Step 2: Collect evidence.
Save screenshots of the profile, messages, and username.
Step 3: Report and secure your real account.
Use the platform reporting tool, change your password, and turn on two-factor authentication.
Step 4: Tell a trusted adult.
Especially if the account is contacting people, requesting personal information, or harming your reputation.
Quick, calm action usually works better than public confrontation.
Try This: Turn on two-factor authentication for your main accounts and update any weak passwords you still use.
The strongest digital choices usually come from routines, not from last-second willpower. If you always pause before posting, double-check privacy, credit other people's work, and avoid reacting while angry, you need less effort each time. Habits make good judgment easier.
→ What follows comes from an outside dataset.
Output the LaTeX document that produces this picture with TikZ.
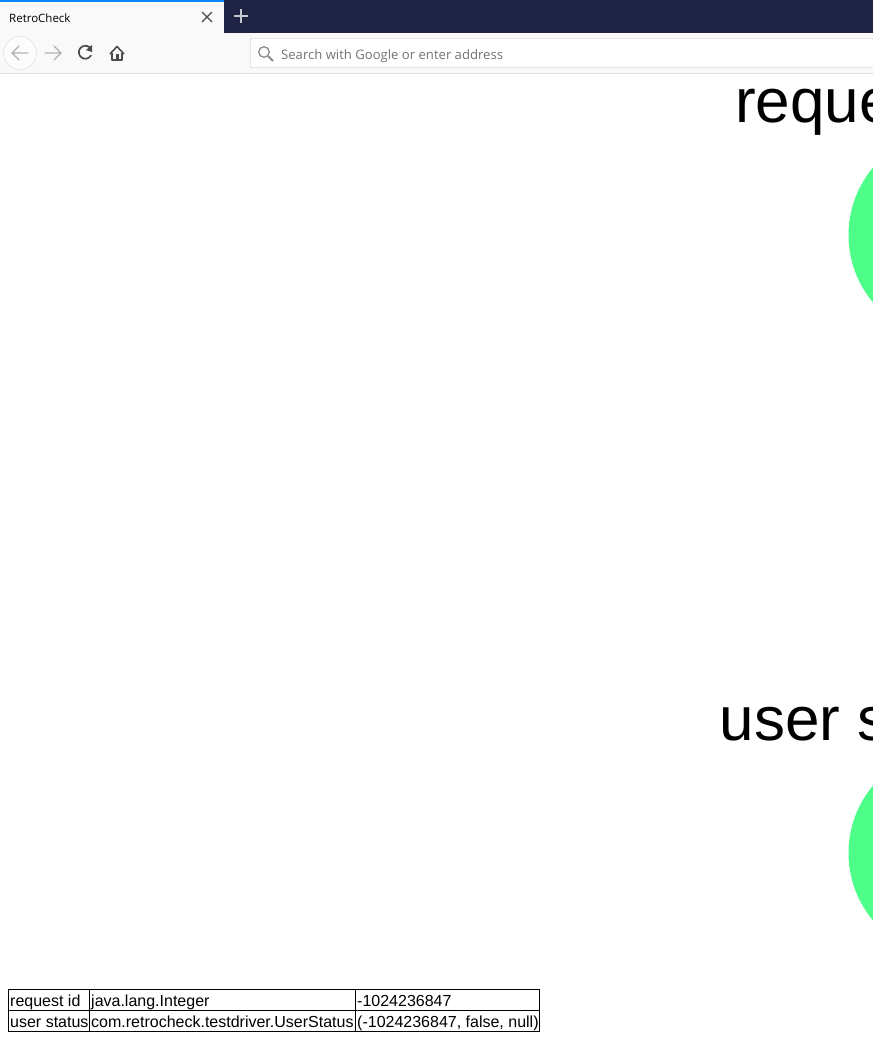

Here is a simple routine you can use every week:
Check communication: Did I leave any important message unanswered? Did I send anything that needs clarification or apology?
Check collaboration: Am I up to date on shared tasks, deadlines, and files? Did I give credit fairly?
Check reputation: Does my visible profile still represent me well? Are my privacy settings current?
Check safety: Are my passwords strong and unique? Is two-factor authentication on? Have I reported anything harmful I should not ignore?
"Character is what you do when people are not watching. Digital character is what you do when people may be watching later."
You do not need to become silent online. You do not need to be perfect. You do need to be intentional. Responsible digital habits help you communicate with respect, collaborate with trust, and build a reputation that opens doors instead of closing them.
Every post, message, comment, and shared file is a chance to practice. Small choices repeated over time become your pattern. And your pattern becomes your reputation.